By the late 90s, Vincent’s branch of Landcare Research was shut down and he set up Soil Selection Services Ltd in 1998. His first consulting job was “with an overnight bag, a spade, a tape measure and a notebook … fast forward, and at the end I was using GPS, everything was on computer and I had a nice truck.”
The discipline is a demanding one. Numerous pits are dug throughout a property, often with an excavator and in between these, numerous, smaller pits may be dug with a hand auger or spade going down 1 or 1.5m. The soil profiles at each hole are noted and the geological notes added and the whole is combined to produce a report on the soil profile of a certain site.
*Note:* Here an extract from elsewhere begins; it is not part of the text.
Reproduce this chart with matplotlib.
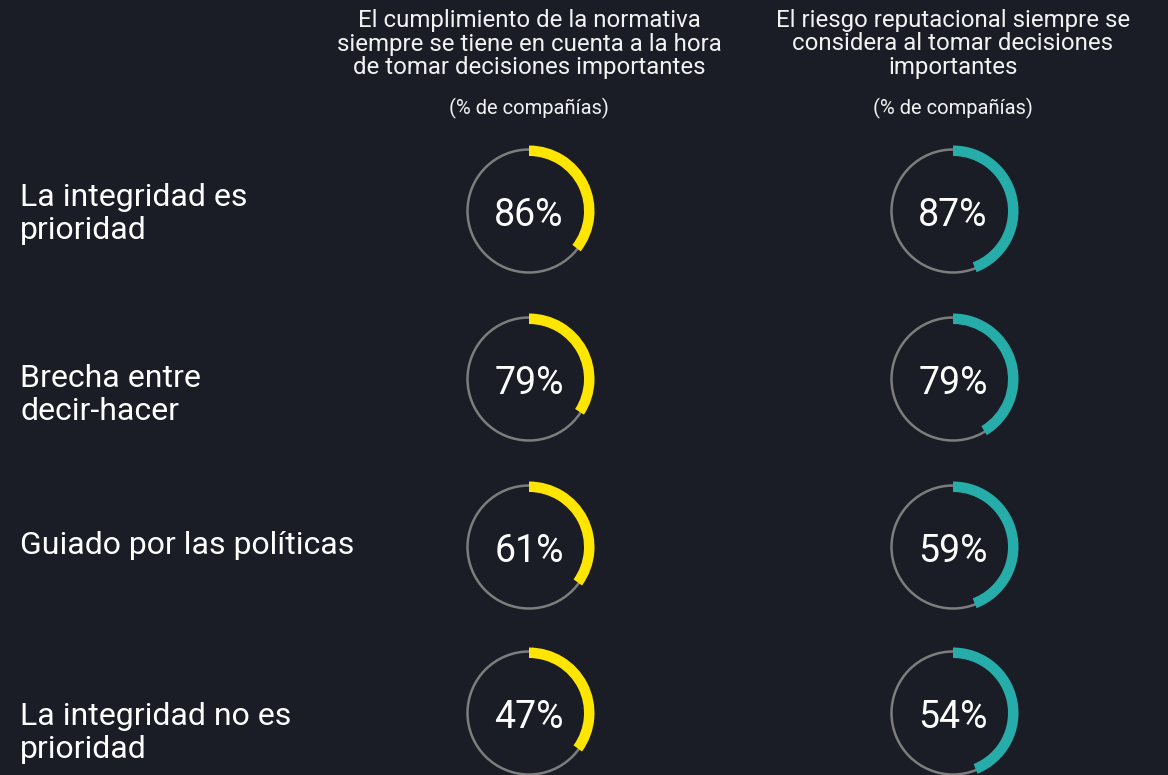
import matplotlib.pyplot as plt
from matplotlib.patches import Circle, Wedge

# data
row_labels = ['La integridad es\nprioridad', 'Brecha entre\ndecir-hacer',
              'Guiado por las políticas', 'La integridad no es\nprioridad']
headers = ['El cumplimiento de la normativa\nsiempre se tiene en cuenta a la hora\nde tomar decisiones importantes',
           'El riesgo reputacional siempre se\nconsidera al tomar decisiones\nimportantes']
subtitle = '(% de compañías)'
compliance_pct = [86, 79, 61, 47]
reputation_pct = [87, 79, 59, 54]
# arc lengths as drawn (degrees clockwise from the top)
compliance_arc = [128, 123, 126, 126]
reputation_arc = [159, 149, 159, 158]

bg = '#1a1d26'
yellow = '#ffe600'
teal = '#26aca9'
ring = '#7d7d7d'

W, H = 1168, 775
fig = plt.figure(figsize=(W / 100, H / 100), dpi=100, facecolor=bg)
ax = fig.add_axes([0, 0, 1, 1])
ax.set_xlim(0, W)
ax.set_ylim(H, 0)
ax.set_aspect('equal')
ax.axis('off')
ax.set_facecolor(bg)

font = ['Roboto', 'DejaVu Sans']
col_x = [529, 953]
row_y = [211, 379, 547, 713]
label_y = [214, 395, 545, 733]
r_ring = 61.5

for cx, head in zip(col_x, headers):
    ax.text(cx, 44, head, ha='center', va='center', color='#f2f2f2', fontsize=17.3,
            family=font, linespacing=1.04)
    ax.text(cx, 108, subtitle, ha='center', va='center', color='#f2f2f2', fontsize=14.5,
            family=font)

for lab, ly in zip(row_labels, label_y):
    ax.text(20, ly, lab, ha='left', va='center', color='white', fontsize=23,
            family=font, linespacing=1.2)

for cx, vals, arcs, col in [(col_x[0], compliance_pct, compliance_arc, yellow),
                            (col_x[1], reputation_pct, reputation_arc, teal)]:
    for cy, v, a in zip(row_y, vals, arcs):
        ax.add_patch(Circle((cx, cy), r_ring, fill=False, edgecolor=ring, linewidth=1.8))
        ax.add_patch(Wedge((cx, cy), 65.5, -90, -90 + a, width=10.5, facecolor=col,
                           edgecolor='none'))
        ax.text(cx, cy + 5, f'{v}%', ha='center', va='center', color='white',
                fontsize=27, family=font)

fig.savefig('out.png', dpi=100, facecolor=bg)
He mapped Keltern for Villa Maria, began some of the early work on Kereru Road (Mangatahi) and worked with Smith on the Craggy Range plantings at Te Muna in Martinborough, as well as the Gimblett Gravels site. He continued to work on soil profiles for viticulture until 2008.
“The simplest way to explain it is that I couldn’t work on my own anymore,” he says. “Because it’s a pretty lonely job. It’s also when you bring the data home – in many ways that’s the loneliest aspect, in the office on your own all the time.”
So he went to Waikato University and obtained a BA in Computer and Mathematical Sciences in 2014. “But it seems that nobody wants an old soil scientist cum computer expert,” he says, laughing.
As well as his work on southern valleys of the Wairau, he is just as proud of the 10 years spent mapping soils in the burgeoning New Zealand wine scene – mainly in Hawke’s Bay.
“He’s bloody good,” says Smith. “Elwyn Griffiths – who produced all the original [Hawke’s Bay] soil maps – was Keith’s mentor. It’s a great shame he has to do something else for a living. He’s so valuable. His discipline will come back into vogue – it’s the value of soil.”